**SET EXERCISE**:
In the material below, please retype the lines from the very first through the one with "106, 113, 119, 125]", exactly and without pictures.

**MATERIAL**:
★ ★ ★ ★
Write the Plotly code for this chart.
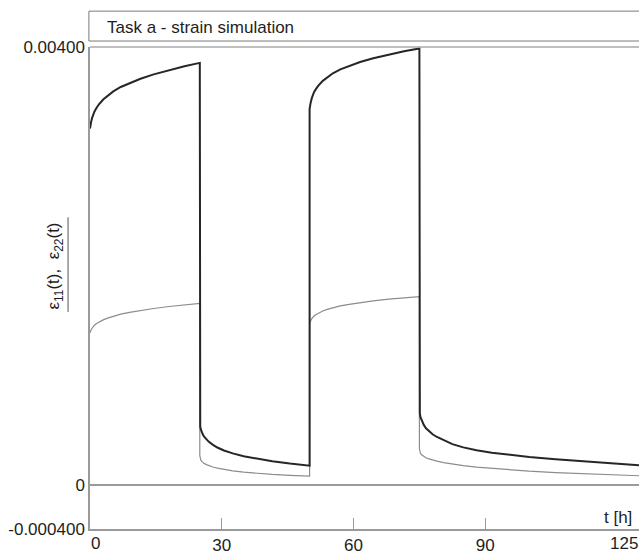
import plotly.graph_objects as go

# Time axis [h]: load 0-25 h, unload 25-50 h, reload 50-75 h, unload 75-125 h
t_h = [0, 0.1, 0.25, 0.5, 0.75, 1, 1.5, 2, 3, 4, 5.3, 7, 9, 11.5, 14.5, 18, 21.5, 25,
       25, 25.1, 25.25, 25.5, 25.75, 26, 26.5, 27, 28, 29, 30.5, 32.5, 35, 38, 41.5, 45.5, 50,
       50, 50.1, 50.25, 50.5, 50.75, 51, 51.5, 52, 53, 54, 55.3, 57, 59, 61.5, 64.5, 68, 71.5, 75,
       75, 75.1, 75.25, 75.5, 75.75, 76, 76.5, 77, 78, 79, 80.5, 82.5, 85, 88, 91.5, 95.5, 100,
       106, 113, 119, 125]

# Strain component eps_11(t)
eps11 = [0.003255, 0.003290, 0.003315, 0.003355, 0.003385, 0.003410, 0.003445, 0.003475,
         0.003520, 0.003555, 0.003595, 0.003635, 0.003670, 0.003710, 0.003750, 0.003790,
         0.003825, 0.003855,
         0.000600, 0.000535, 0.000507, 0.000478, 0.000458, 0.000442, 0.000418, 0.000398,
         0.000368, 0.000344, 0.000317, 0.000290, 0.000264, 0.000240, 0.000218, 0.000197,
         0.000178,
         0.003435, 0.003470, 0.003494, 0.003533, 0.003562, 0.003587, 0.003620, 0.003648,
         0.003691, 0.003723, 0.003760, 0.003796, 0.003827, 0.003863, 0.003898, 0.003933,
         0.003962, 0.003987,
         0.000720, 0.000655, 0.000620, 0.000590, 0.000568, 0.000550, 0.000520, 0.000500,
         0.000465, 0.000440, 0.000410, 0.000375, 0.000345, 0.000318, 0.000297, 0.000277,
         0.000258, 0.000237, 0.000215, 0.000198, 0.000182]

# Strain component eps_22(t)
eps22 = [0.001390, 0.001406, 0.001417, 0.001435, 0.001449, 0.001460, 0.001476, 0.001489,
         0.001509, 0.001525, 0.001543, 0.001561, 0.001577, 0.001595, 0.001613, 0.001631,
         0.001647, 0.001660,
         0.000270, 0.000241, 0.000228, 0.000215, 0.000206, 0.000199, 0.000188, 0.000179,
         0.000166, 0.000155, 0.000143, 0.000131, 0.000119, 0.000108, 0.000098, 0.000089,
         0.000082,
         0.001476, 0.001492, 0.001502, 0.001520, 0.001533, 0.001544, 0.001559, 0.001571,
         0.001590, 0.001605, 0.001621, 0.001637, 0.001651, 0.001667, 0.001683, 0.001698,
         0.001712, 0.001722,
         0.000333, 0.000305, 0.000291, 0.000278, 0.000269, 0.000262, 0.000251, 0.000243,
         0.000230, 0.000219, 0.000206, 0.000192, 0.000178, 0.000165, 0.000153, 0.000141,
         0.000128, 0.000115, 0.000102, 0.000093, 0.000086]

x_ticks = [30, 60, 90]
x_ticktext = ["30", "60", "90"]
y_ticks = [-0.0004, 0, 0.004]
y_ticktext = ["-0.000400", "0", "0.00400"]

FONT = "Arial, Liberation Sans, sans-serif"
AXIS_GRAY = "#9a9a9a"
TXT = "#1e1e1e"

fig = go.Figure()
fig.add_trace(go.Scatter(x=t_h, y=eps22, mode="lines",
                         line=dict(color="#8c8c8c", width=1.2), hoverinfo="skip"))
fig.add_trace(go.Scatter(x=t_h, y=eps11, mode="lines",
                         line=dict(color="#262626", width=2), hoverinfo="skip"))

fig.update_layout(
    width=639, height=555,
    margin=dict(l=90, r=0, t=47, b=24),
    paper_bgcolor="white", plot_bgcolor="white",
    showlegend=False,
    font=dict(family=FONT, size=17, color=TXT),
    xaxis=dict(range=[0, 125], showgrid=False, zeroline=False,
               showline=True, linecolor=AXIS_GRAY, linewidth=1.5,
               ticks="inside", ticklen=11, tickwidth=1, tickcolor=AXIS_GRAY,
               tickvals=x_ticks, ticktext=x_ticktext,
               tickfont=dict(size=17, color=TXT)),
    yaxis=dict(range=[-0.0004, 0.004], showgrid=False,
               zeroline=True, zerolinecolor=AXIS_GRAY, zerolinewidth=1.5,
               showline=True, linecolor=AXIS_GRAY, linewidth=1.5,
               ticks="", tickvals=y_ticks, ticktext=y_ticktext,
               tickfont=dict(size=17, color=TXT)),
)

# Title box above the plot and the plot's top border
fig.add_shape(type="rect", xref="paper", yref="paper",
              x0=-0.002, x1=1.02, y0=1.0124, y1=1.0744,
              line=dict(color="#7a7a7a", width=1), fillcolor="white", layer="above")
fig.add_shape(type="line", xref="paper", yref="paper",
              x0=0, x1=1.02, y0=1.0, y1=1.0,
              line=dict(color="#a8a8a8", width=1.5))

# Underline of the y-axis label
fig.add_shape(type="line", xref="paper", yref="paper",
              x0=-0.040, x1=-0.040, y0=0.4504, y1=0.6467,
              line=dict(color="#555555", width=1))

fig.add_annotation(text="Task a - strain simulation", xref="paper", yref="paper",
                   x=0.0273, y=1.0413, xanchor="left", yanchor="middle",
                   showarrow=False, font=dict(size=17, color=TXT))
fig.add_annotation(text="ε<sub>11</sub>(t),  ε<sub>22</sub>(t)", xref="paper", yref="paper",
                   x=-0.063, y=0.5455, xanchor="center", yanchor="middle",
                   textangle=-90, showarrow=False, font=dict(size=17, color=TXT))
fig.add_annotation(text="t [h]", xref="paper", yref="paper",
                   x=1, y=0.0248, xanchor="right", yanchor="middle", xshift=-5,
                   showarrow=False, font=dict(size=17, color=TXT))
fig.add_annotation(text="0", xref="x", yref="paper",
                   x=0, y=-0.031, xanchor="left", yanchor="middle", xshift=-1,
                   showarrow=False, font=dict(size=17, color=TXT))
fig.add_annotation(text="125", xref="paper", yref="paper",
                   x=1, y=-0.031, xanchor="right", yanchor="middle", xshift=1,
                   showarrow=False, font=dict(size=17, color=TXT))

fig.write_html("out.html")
★ ★ ★ ★
**SOLVED EXERCISE**:
Write the Plotly code for this chart.
import plotly.graph_objects as go

# Time axis [h]: load 0-25 h, unload 25-50 h, reload 50-75 h, unload 75-125 h
t_h = [0, 0.1, 0.25, 0.5, 0.75, 1, 1.5, 2, 3, 4, 5.3, 7, 9, 11.5, 14.5, 18, 21.5, 25,
       25, 25.1, 25.25, 25.5, 25.75, 26, 26.5, 27, 28, 29, 30.5, 32.5, 35, 38, 41.5, 45.5, 50,
       50, 50.1, 50.25, 50.5, 50.75, 51, 51.5, 52, 53, 54, 55.3, 57, 59, 61.5, 64.5, 68, 71.5, 75,
       75, 75.1, 75.25, 75.5, 75.75, 76, 76.5, 77, 78, 79, 80.5, 82.5, 85, 88, 91.5, 95.5, 100,
       106, 113, 119, 125]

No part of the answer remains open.